The last point I think is quite important. The SSD drives constantly read and write as you use your PC. Since each block of space has a limited lifetime (e.g. 10000 writes) the drives tend to rotate the space and try not to use the same space for a while. How often this rotation has to reuse the same drive block depends on how full your drive is. A 240gb ssd with only 50gbs of stuff and windows on it should last longer than a 60Gb with 50gbs of stuff and windows.

Intel drives seem to be a cut above the rest with reliability. I would look at the new Intel SSD 330 drives, they seem to be cheaper than the Intel 520 which would be my first choice.
Gabor


Why is each block limited to that amount of writes? is it specifically made to last for that many writes or is that just an estimate made by the maker of it? like lets say for example a *block* was made to be move 100 times could it go over that amount or will it die at move 100 (sorry if that analogy does not make sense :pt1cable: )?
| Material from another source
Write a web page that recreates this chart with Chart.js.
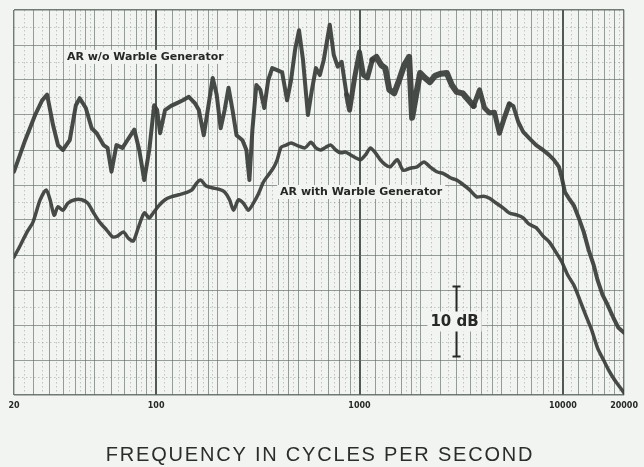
<!DOCTYPE html>
<html>
<head>
<meta charset="utf-8">
<script src="https://cdn.jsdelivr.net/npm/chart.js@4.4.1/dist/chart.umd.min.js"></script>
<style>
  html, body { margin: 0; padding: 0; background: #f2f4f1; }
  canvas { display: block; }
</style>
</head>
<body>
<canvas id="response" width="644" height="467"></canvas>
<script>
// Loudspeaker response: relative sound level (dB) against frequency (Hz)

// Response without the warble generator (pure tone sweep)
const noWarbleHz = [
  20, 22.7, 25.4, 27.5, 29.1, 31.1, 32.9, 34.8, 37.6, 40.3,
  42.1, 45.1, 48.2, 51.0, 55.1, 57.7, 60.3, 63.8, 68.3, 72.2,
  78.1, 82.6, 87.4, 92.5, 97.8, 101.1, 104.6, 110.6, 118.4, 126.6,
  135.4, 144.9, 155.0, 162.2, 171.5, 179.4, 189.8, 198.5, 207.6, 217.1,
  227.0, 237.5, 248.4, 265.8, 277.9, 287.5, 297.4, 311.0, 325.3, 340.2,
  355.8, 372.3, 393.7, 416.5, 440.5, 460.8, 482.0, 504.1, 527.3, 557.7,
  583.4, 610.2, 638.2, 667.5, 714.1, 747.0, 781.2, 817.0, 864.2, 893.7,
  945.6, 1000, 1046, 1094, 1157, 1211, 1280, 1340, 1401, 1482,
  1567, 1658, 1754, 1814, 1898, 1985, 2099, 2220, 2349, 2512,
  2687, 2843, 3007, 3216, 3441, 3640, 3894, 4119, 4356, 4608,
  4874, 5155, 5453, 5703, 6034, 6382, 6827, 7386, 7990, 8545,
  9038, 9562, 9888, 10230, 10699, 11317, 11972, 12663, 13394, 14165,
  14818, 15672, 16578, 17735, 18763, 20000
];
const noWarbleDb = [
  31.9, 36.4, 40.0, 42.1, 42.9, 38.6, 35.7, 35.0, 36.4, 41.4,
  42.4, 41.0, 38.1, 37.4, 35.7, 35.3, 31.9, 35.7, 35.3, 36.4,
  37.9, 35.0, 30.7, 35.0, 41.4, 40.7, 37.4, 40.7, 41.3, 41.7,
  42.1, 42.6, 41.7, 40.7, 37.1, 40.7, 45.3, 42.9, 38.1, 40.7,
  43.9, 40.7, 37.1, 36.4, 35.0, 30.7, 37.9, 44.3, 43.6, 41.0,
  45.0, 46.7, 46.4, 46.1, 42.1, 45.0, 49.3, 52.1, 47.9, 40.0,
  43.6, 46.7, 45.7, 47.9, 52.9, 48.6, 46.9, 47.6, 42.9, 40.7,
  45.3, 49.0, 45.7, 45.3, 47.9, 48.3, 47.1, 46.7, 43.6, 43.1,
  45.0, 47.1, 48.3, 39.6, 42.9, 46.0, 45.3, 44.7, 45.6, 45.9,
  46.0, 44.3, 43.3, 43.1, 42.1, 41.3, 43.6, 41.0, 40.3, 40.4,
  37.4, 39.6, 41.6, 41.3, 39.0, 37.6, 36.7, 35.7, 35.0, 34.3,
  33.6, 32.6, 31.0, 29.0, 28.1, 27.1, 25.3, 23.3, 20.7, 18.6,
  16.4, 14.3, 12.9, 11.0, 9.6, 8.9
];

// Response with the warble generator (frequency-modulated tone)
const warbleHz = [
  20, 21.5, 23.2, 24.8, 26.9, 28.8, 30.1, 31.5, 32.9, 34.8,
  36.8, 39.8, 43.1, 46.1, 49.3, 52.7, 57.0, 61.0, 64.5, 69.0,
  73.0, 77.2, 81.7, 87.4, 92.5, 96.7, 103.4, 110.6, 118.4, 129.5,
  140.1, 149.9, 158.5, 165.8, 175.4, 187.7, 202.9, 217.1, 229.6, 240.2,
  254.1, 268.7, 284.3, 300.7, 318.1, 336.5, 355.8, 376.5, 393.7, 411.9,
  435.6, 460.8, 498.5, 539.2, 576.9, 610.2, 645.5, 682.7, 722.2, 763.9,
  807.8, 854.5, 903.9, 956.2, 1011, 1070, 1132, 1197, 1266, 1340,
  1417, 1533, 1640, 1774, 1919, 2076, 2220, 2402, 2599, 2811,
  3007, 3253, 3480, 3765, 4073, 4356, 4713, 5097, 5453, 5967,
  6382, 6827, 7386, 7990, 8545, 9245, 9888, 10579, 11317, 12107,
  12948, 13852, 14818, 15850, 16767, 17735, 18763, 20000
];
const warbleDb = [
  19.7, 21.4, 23.3, 24.7, 27.9, 29.3, 27.9, 25.7, 26.9, 26.4,
  27.4, 27.9, 27.9, 27.4, 26.0, 24.7, 23.6, 22.6, 22.7, 23.3,
  22.4, 22.0, 23.9, 26.0, 25.3, 26.0, 27.1, 27.9, 28.3, 28.6,
  28.9, 29.3, 30.3, 30.7, 29.9, 29.6, 29.4, 29.0, 27.9, 26.4,
  27.9, 27.4, 26.4, 27.4, 28.7, 30.4, 31.4, 32.4, 33.6, 35.4,
  35.7, 36.0, 35.6, 35.3, 36.1, 35.3, 35.0, 35.4, 35.7, 35.0,
  34.6, 34.7, 34.3, 33.9, 33.6, 34.3, 35.3, 34.6, 33.6, 32.9,
  32.6, 33.6, 32.1, 32.4, 32.6, 33.3, 32.6, 31.9, 31.6, 31.0,
  30.7, 30.0, 29.3, 28.3, 28.4, 28.1, 27.4, 26.7, 26.0, 25.7,
  25.3, 24.4, 23.9, 22.7, 21.9, 20.4, 19.0, 17.1, 15.7, 13.6,
  11.4, 9.3, 6.7, 5.0, 3.6, 2.4, 1.4, 0.3
];

const freqLabels = [20, 100, 1000, 10000, 20000];
const seriesNames = ['AR w/o Warble Generator', 'AR with Warble Generator'];
const captionAt = [[36.4, 48.3], [407, 29.0]];   // [Hz, dB] where each caption starts
const scaleBar = { hz: 3000, fromDb: 5.5, toDb: 15.5, text: '10 dB' };
const xTitle = 'FREQUENCY IN CYCLES PER SECOND';
const dbRange = [0, 55];

const paper = '#f2f4f1';
const ink = '#262826';
const trace = 'rgba(58,61,58,0.93)';

const toPoints = (xs, ys) => xs.map((x, i) => ({ x, y: ys[i] }));

// The pure-tone trace is a broad, rapidly fluctuating band in the upper mids
function bandWidth(hz) {
  if (hz >= 1150 && hz <= 3600) return 6;
  if (hz >= 850 && hz <= 5500) return 5;
  return 4;
}

// Log-paper ruling: decade lines, regular lines and dotted fine lines
function rulingX() {
  const out = [];
  for (const base of [10, 100, 1000, 10000]) {
    const steps = [];
    for (let k = 10; k < 20; k++) steps.push([k / 10, k % 2 === 0]);
    for (let k = 8; k < 20; k++) steps.push([k / 4, k % 2 === 0]);
    for (let k = 10; k < 20; k++) steps.push([k / 2, k % 2 === 0]);
    for (const [m, solid] of steps) {
      const v = Math.round(m * base * 1000) / 1000;
      if (v < 20 || v > 20000) continue;
      let kind = m === 1 ? 'decade' : (solid ? 'solid' : 'fine');
      if (v === 20 || v === 20000) kind = 'edge';
      out.push({ value: v, kind });
    }
  }
  return out.sort((a, b) => a.value - b.value);
}
function rulingY() {
  const out = [];
  for (let v = dbRange[0]; v <= dbRange[1]; v += 2.5) {
    let kind = v % 5 === 0 ? 'solid' : 'fine';
    if (v === dbRange[0] || v === dbRange[1]) kind = 'edge';
    out.push({ value: v, kind });
  }
  return out;
}

const lineColor = k => k === 'decade' ? 'rgba(62,72,65,0.9)'
  : k === 'edge' ? 'rgba(90,100,93,0.85)'
  : k === 'solid' ? 'rgba(100,110,103,0.66)'
  : 'rgba(105,115,108,0.36)';
const lineWidth = k => k === 'decade' ? 2 : (k === 'edge' ? 1.4 : 1);
const lineDash = k => k === 'fine' ? [1.5, 2.5] : [];

const annotate = {
  id: 'annotate',
  beforeDraw(chart) {
    const { ctx, width, height } = chart;
    ctx.save();
    ctx.fillStyle = paper;
    ctx.fillRect(0, 0, width, height);
    ctx.restore();
  },
  afterDatasetsDraw(chart) {
    const { ctx, chartArea, scales: { x, y } } = chart;
    ctx.save();

    // curve captions
    ctx.font = "bold 11px 'DejaVu Sans'";
    ctx.textAlign = 'left';
    ctx.textBaseline = 'middle';
    captionAt.forEach(([hz, db], i) => {
      const px = x.getPixelForValue(hz);
      const py = y.getPixelForValue(db);
      const w = ctx.measureText(seriesNames[i]).width;
      ctx.fillStyle = paper;
      ctx.fillRect(px - 3, py - 7, w + 6, 14);
      ctx.fillStyle = ink;
      ctx.fillText(seriesNames[i], px, py);
    });

    // 10 dB scale bar
    const bx = x.getPixelForValue(scaleBar.hz);
    const top = y.getPixelForValue(scaleBar.toDb);
    const bot = y.getPixelForValue(scaleBar.fromDb);
    const mid = (top + bot) / 2;
    ctx.strokeStyle = ink;
    ctx.lineWidth = 2;
    ctx.beginPath();
    ctx.moveTo(bx, top); ctx.lineTo(bx, bot);
    ctx.moveTo(bx - 4, top); ctx.lineTo(bx + 4, top);
    ctx.moveTo(bx - 4, bot); ctx.lineTo(bx + 4, bot);
    ctx.stroke();
    ctx.font = "bold 15px 'DejaVu Sans'";
    ctx.textAlign = 'center';
    const tw = ctx.measureText(scaleBar.text).width;
    ctx.fillStyle = paper;
    ctx.fillRect(bx - 2 - tw / 2 - 3, mid - 10, tw + 6, 20);
    ctx.fillStyle = ink;
    ctx.fillText(scaleBar.text, bx - 2, mid + 1);

    // axis title
    ctx.font = "20px 'Liberation Sans'";
    ctx.letterSpacing = '1.8px';
    ctx.fillStyle = '#2b2d2b';
    ctx.fillText(xTitle, (chartArea.left + chartArea.right) / 2 + 1, chartArea.bottom + 60);
    ctx.letterSpacing = '0px';
    ctx.restore();
  }
};

new Chart(document.getElementById('response'), {
  type: 'line',
  data: {
    datasets: [
      {
        label: seriesNames[0],
        data: toPoints(noWarbleHz, noWarbleDb),
        borderColor: trace,
        borderWidth: 4,
        segment: { borderWidth: c => bandWidth((c.p0.parsed.x + c.p1.parsed.x) / 2) },
        pointRadius: 0,
        tension: 0,
        borderJoinStyle: 'round',
        borderCapStyle: 'round'
      },
      {
        label: seriesNames[1],
        data: toPoints(warbleHz, warbleDb),
        borderColor: trace,
        borderWidth: 3.5,
        pointRadius: 0,
        tension: 0.25,
        borderJoinStyle: 'round',
        borderCapStyle: 'round'
      }
    ]
  },
  options: {
    responsive: false,
    animation: false,
    devicePixelRatio: 1,
    layout: { padding: { left: 14, right: 16, top: 10, bottom: 0 } },
    plugins: { legend: { display: false }, tooltip: { enabled: false }, title: { display: false } },
    scales: {
      x: {
        type: 'logarithmic',
        min: 20,
        max: 20000,
        afterBuildTicks: s => { s.ticks = rulingX(); },
        afterFit: s => { s.height = 72; },
        grid: {
          drawTicks: false,
          color: c => lineColor(c.tick && c.tick.kind),
          lineWidth: c => lineWidth(c.tick && c.tick.kind)
        },
        border: { display: false, dash: c => lineDash(c.tick && c.tick.kind) },
        ticks: {
          autoSkip: false,
          maxRotation: 0,
          padding: 6,
          color: ink,
          font: { family: 'DejaVu Sans', size: 8, weight: 'bold' },
          callback: v => freqLabels.includes(v) ? String(v) : ''
        }
      },
      y: {
        type: 'linear',
        min: dbRange[0],
        max: dbRange[1],
        afterBuildTicks: s => { s.ticks = rulingY(); },
        afterFit: s => { s.width = 0; },
        grid: {
          drawTicks: false,
          color: c => lineColor(c.tick && c.tick.kind),
          lineWidth: c => lineWidth(c.tick && c.tick.kind)
        },
        border: { display: false, dash: c => lineDash(c.tick && c.tick.kind) },
        ticks: { display: false }
      }
    }
  },
  plugins: [annotate]
});
</script>
</body>
</html>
What's happening physically, is each time a block is written, there is a residual voltage buildup. Eventually, this voltage buildup gets so large, the applied voltage to re-write to the block is of comparable size. Thus the block can no longer be changed. So there is no definitive number of write times, nor is it something the manufacturer wants. There is currently a fair amount of research in how to reset or prevent this voltage buildup (which eventually causes the drives to fail, by becoming read only. This is one big advantage over a HDD). Anyway hopefully that helps!